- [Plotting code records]
§

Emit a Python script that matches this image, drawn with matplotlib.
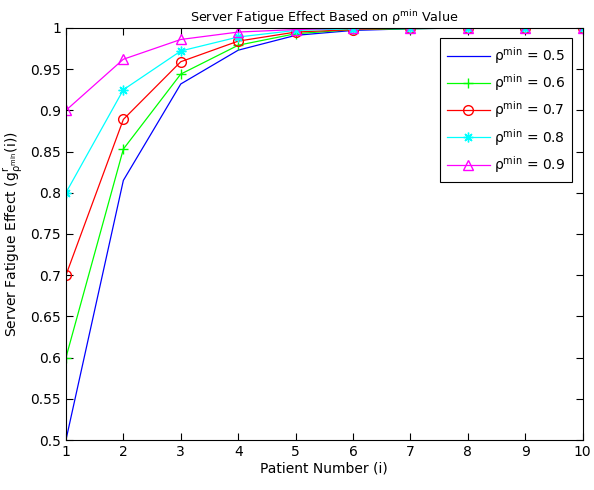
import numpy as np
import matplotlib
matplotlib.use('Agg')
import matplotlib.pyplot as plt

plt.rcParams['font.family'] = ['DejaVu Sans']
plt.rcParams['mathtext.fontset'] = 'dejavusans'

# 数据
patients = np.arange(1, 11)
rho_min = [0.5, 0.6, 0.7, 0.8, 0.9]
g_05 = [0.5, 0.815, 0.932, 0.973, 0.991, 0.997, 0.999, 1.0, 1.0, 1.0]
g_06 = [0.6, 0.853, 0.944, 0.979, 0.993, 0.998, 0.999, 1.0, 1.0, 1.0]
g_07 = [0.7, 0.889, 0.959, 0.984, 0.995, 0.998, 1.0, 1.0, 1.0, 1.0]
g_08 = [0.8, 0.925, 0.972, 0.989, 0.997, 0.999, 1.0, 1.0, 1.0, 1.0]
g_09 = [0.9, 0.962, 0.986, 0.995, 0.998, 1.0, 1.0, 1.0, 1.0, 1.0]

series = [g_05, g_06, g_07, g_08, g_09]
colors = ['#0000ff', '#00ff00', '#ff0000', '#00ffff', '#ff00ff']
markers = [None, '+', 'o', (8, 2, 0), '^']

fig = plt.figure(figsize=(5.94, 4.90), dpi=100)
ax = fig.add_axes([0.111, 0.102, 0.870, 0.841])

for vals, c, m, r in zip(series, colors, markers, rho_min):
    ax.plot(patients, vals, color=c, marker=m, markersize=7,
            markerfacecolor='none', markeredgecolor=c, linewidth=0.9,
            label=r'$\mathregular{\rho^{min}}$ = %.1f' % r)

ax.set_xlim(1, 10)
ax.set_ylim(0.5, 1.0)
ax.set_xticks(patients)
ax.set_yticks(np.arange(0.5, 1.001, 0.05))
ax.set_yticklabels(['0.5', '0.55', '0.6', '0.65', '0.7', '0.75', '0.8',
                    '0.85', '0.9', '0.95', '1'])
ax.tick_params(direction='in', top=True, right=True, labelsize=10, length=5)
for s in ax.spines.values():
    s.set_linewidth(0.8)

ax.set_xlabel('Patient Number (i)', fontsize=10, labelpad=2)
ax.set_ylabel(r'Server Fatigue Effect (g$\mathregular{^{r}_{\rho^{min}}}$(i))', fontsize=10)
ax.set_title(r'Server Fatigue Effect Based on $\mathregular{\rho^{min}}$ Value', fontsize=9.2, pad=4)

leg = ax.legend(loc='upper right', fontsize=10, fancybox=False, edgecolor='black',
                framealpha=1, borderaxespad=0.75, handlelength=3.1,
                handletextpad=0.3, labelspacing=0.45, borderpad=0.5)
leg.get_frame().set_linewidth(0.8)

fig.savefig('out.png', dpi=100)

§

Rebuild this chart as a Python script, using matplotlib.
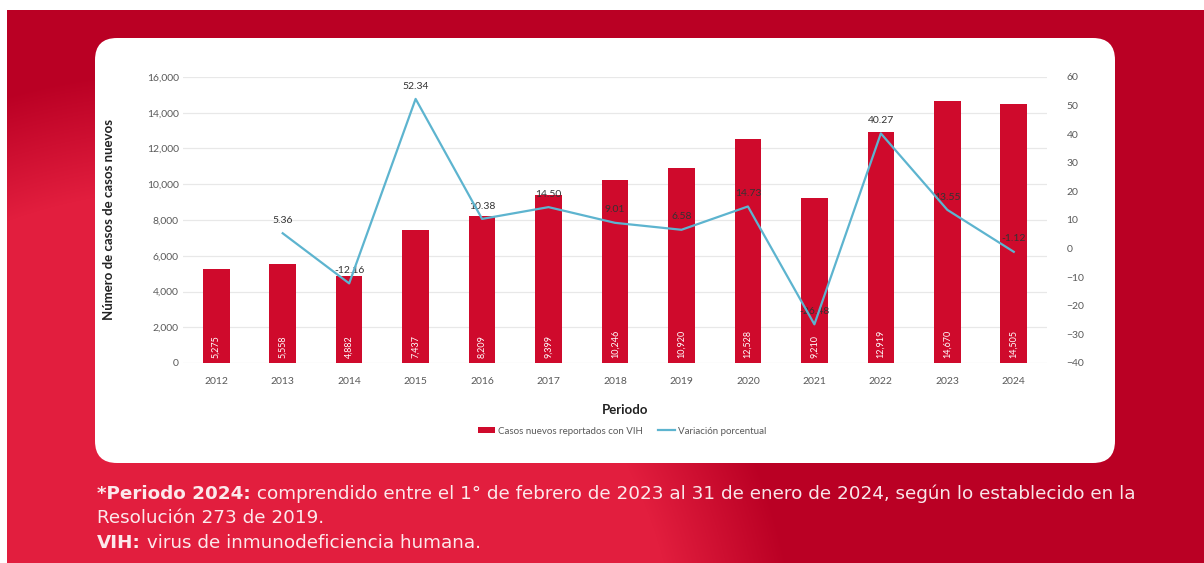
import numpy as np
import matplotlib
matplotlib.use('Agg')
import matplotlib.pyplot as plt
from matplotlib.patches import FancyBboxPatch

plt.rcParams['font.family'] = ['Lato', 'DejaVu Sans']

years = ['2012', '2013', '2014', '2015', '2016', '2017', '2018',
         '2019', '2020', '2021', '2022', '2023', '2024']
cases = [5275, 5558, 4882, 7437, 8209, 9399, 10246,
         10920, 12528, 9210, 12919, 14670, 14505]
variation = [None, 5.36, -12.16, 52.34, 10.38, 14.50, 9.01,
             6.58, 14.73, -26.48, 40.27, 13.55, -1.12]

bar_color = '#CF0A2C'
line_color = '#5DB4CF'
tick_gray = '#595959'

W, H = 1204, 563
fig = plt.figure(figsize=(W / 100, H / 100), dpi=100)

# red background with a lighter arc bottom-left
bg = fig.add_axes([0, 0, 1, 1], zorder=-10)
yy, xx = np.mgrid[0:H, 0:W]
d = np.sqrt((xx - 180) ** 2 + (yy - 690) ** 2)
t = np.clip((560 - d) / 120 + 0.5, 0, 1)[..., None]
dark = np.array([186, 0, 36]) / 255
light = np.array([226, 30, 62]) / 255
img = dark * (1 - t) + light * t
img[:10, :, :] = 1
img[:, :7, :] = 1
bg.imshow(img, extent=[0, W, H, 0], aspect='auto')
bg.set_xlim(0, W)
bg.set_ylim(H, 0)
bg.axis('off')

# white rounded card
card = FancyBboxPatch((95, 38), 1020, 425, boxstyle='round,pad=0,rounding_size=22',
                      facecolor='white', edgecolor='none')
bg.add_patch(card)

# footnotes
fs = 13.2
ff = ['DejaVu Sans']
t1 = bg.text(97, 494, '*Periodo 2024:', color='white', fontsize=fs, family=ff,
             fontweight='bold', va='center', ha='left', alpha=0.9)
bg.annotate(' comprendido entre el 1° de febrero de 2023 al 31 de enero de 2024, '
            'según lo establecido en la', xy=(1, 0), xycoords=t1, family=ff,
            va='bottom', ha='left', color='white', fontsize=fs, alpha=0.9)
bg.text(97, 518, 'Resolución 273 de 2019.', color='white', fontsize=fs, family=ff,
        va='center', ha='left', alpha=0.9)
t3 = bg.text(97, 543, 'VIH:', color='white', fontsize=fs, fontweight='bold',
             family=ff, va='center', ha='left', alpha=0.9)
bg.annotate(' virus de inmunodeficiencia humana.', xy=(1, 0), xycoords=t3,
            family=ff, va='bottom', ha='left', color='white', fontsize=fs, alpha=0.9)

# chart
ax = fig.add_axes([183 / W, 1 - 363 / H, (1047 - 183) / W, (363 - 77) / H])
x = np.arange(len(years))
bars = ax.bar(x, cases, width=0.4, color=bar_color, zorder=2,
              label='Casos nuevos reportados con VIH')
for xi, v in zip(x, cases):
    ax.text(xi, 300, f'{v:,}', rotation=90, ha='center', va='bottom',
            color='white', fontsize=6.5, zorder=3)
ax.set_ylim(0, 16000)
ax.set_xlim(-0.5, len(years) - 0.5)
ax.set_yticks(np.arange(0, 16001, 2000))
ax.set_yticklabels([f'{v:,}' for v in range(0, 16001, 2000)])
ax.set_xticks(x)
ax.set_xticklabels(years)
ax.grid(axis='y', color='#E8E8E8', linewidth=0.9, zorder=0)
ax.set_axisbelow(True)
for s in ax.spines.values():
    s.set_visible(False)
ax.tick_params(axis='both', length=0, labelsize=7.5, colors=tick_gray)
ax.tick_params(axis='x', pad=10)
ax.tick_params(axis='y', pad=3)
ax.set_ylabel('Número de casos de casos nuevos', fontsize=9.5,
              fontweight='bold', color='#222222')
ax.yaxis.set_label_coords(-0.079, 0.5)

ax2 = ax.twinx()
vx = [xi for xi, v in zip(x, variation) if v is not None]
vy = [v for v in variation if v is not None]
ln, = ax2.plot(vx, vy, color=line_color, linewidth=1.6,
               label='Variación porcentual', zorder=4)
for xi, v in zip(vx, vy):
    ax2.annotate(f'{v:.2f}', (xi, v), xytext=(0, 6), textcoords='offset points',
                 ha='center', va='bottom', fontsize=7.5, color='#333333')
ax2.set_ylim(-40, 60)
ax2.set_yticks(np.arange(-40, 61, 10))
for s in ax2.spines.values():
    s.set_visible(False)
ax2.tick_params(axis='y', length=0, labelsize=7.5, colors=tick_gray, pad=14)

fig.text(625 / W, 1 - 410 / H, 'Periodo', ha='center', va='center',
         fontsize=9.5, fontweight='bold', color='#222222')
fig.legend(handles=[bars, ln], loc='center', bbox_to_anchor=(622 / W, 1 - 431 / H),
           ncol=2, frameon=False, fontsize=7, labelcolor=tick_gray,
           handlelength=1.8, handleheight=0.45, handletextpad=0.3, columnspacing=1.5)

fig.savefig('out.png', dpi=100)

§

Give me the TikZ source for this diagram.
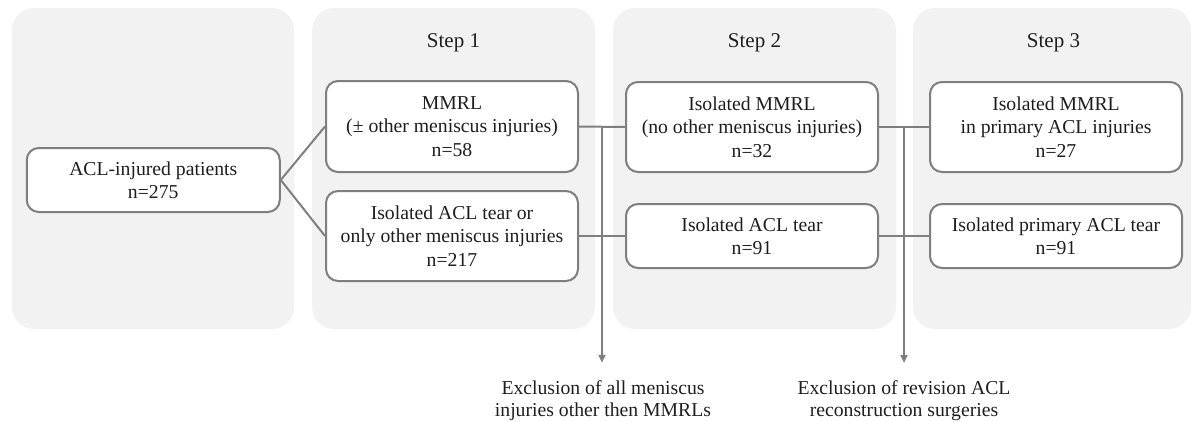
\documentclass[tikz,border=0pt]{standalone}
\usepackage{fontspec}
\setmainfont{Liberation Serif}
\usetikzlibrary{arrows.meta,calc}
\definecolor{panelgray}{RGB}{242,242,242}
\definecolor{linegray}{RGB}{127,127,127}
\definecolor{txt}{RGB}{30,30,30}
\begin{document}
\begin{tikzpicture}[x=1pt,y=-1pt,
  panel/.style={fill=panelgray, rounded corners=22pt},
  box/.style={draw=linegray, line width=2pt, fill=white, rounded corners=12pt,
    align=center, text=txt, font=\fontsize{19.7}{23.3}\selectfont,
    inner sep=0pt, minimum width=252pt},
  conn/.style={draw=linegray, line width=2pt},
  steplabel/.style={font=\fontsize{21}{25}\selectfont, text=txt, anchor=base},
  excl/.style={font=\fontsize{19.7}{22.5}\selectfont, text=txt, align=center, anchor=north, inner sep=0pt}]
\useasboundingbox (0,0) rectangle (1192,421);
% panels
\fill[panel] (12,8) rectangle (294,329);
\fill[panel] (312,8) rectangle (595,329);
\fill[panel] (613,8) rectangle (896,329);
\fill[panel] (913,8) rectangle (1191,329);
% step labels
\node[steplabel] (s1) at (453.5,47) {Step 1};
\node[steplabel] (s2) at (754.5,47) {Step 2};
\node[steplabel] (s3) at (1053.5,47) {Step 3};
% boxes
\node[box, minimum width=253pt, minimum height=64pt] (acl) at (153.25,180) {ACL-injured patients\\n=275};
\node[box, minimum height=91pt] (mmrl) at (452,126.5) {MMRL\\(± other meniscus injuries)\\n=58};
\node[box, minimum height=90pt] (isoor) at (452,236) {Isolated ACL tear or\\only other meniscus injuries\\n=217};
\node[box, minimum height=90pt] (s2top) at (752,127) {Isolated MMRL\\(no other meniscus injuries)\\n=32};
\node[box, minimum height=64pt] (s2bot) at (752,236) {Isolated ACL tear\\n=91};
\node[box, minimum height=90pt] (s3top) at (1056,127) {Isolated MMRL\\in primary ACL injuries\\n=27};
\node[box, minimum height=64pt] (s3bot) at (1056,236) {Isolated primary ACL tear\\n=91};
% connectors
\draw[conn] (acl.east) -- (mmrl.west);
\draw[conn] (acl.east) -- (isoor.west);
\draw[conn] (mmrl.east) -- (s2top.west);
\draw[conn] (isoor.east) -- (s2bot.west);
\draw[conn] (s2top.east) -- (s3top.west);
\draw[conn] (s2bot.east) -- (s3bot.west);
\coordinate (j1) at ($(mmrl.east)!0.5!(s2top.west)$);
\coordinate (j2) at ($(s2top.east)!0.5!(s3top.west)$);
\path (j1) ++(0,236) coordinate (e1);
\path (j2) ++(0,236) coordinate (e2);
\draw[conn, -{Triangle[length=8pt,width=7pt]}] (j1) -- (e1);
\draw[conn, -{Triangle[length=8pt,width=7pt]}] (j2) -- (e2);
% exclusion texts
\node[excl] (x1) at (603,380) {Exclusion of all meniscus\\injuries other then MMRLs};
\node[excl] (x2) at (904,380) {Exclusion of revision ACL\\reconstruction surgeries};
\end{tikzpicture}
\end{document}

§

- [Problem] Extract the stretch of lines that begins at the line with "Rebuild this chart" and ends at the line with "plt.rcParams['font.family'] = ['Lato', 'DejaVu", inclusive. Omit every picture.

- [Full solution]
Rebuild this chart as a Python script, using matplotlib.
import numpy as np
import matplotlib
matplotlib.use('Agg')
import matplotlib.pyplot as plt
from matplotlib.patches import FancyBboxPatch

plt.rcParams['font.family'] = ['Lato', 'DejaVu Sans']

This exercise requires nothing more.